New research from Datamonitor examines the resultant shifts in market dynamics and ecosystems and evolving go-to-market plans of the leading IP vendors, and reveals that players with a more diverse partner mix are more successful than those that focus solely on optimizing their channel strategy. Datamonitor believes that by developing these relationships, the IP telephony market can finally realize its full potential driving it to $2.6 billion by 2008 in western Europe.
With the increased credibility of Asian vendors, such as Huawei, and the bolstering of more traditional mid-market competition, leading IP vendors like Avaya, Cisco and Nortel have had to rethink the value that they provide to their customers. As a result, partnership strategies have begun to extend beyond technological software partnerships to look at relationships that enhance the propositions for specific vertical industry sectors.
Migration to IP-PBX (Internet protocol enabled private branch exchange), is gaining traction in large companies and SMEs, at the expense of traditional PBX (privately owned telephone switching systems for handling multiple telephone lines without having to pay the phone company to lease each line separately).
Deployment of IP-PBX reduces long-term operational costs as both voice and data traffic can be managed on one network. IP-PBX’s promote the development of value-added IP services and applications as it can support a much richer set of features and capabilities and can inter-operate with data applications. Examples include customer relationship management (CRM) software, interactive voice response (IVR), videoconferencing, directory information and unified messaging.
Initially, those vendors that have offered solutions that can IP enable a legacy PBX system have been best positioned to take advantage of the evolutionary nature of uptake. However, the strength and diversity of IP vendors’ ecosystems and the depth of the horizontal and vertical applications they create will be a greater differentiator going forward.
This broader IP ecosystem includes: service providers (SPs), value-added resellers (VARs), systems integrators (SIs), independent software vendors (ISVs) and data networking vendors. It is these that will help end-users realize IP’s true value.
According to Datamonitor, key vertical markets for customization include financial services, the public sector, healthcare and manufacturing.
Vendors are pursuing a mix of must-have partners, where the majority of IP vendors have close relationships with the firms such as IP recording leader Nice Systems and vertical specialists.
On the vertical side, Datamonitor has identified Misys and NCR in financial services and Intentia and Manugistics in manufacturing as being key vertical partners going forward, enabling IP vendors the ability to better service 26% of the total market.
Datamonitor’s research has shown that while Cisco and Avaya demonstrate the greatest range of ISV partnerships, Siemens has the deepest relationships in specific pockets, notably the healthcare sector.
The challenge for IP vendors going forward is tying into enough ISVs to provide adequate customization and coverage across all targeted verticals without becoming too thinly stretched.
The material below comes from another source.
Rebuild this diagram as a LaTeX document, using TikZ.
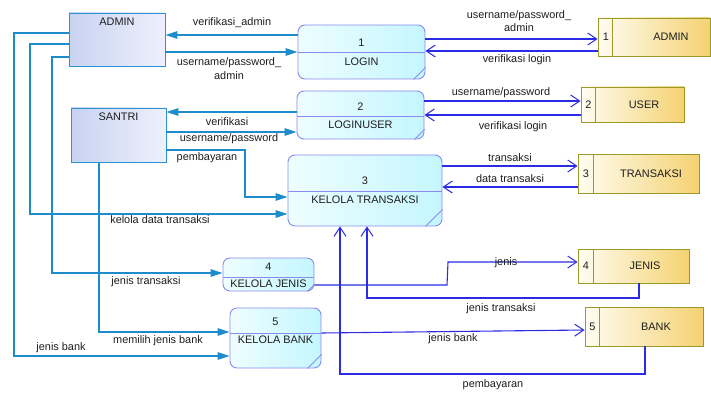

Leveraging the larger ecosystems of the likes of IBM and Microsoft makes a lot of sense for IP vendors and frontrunners examining ways to deepen these partnerships. In addition, while not more critical than VARs, the growing importance of ISVs cannot be ignored. Working with ISVs such as Salesforce.com to create more tailored solutions for the SME market for example is proving a significant differentiator with customers.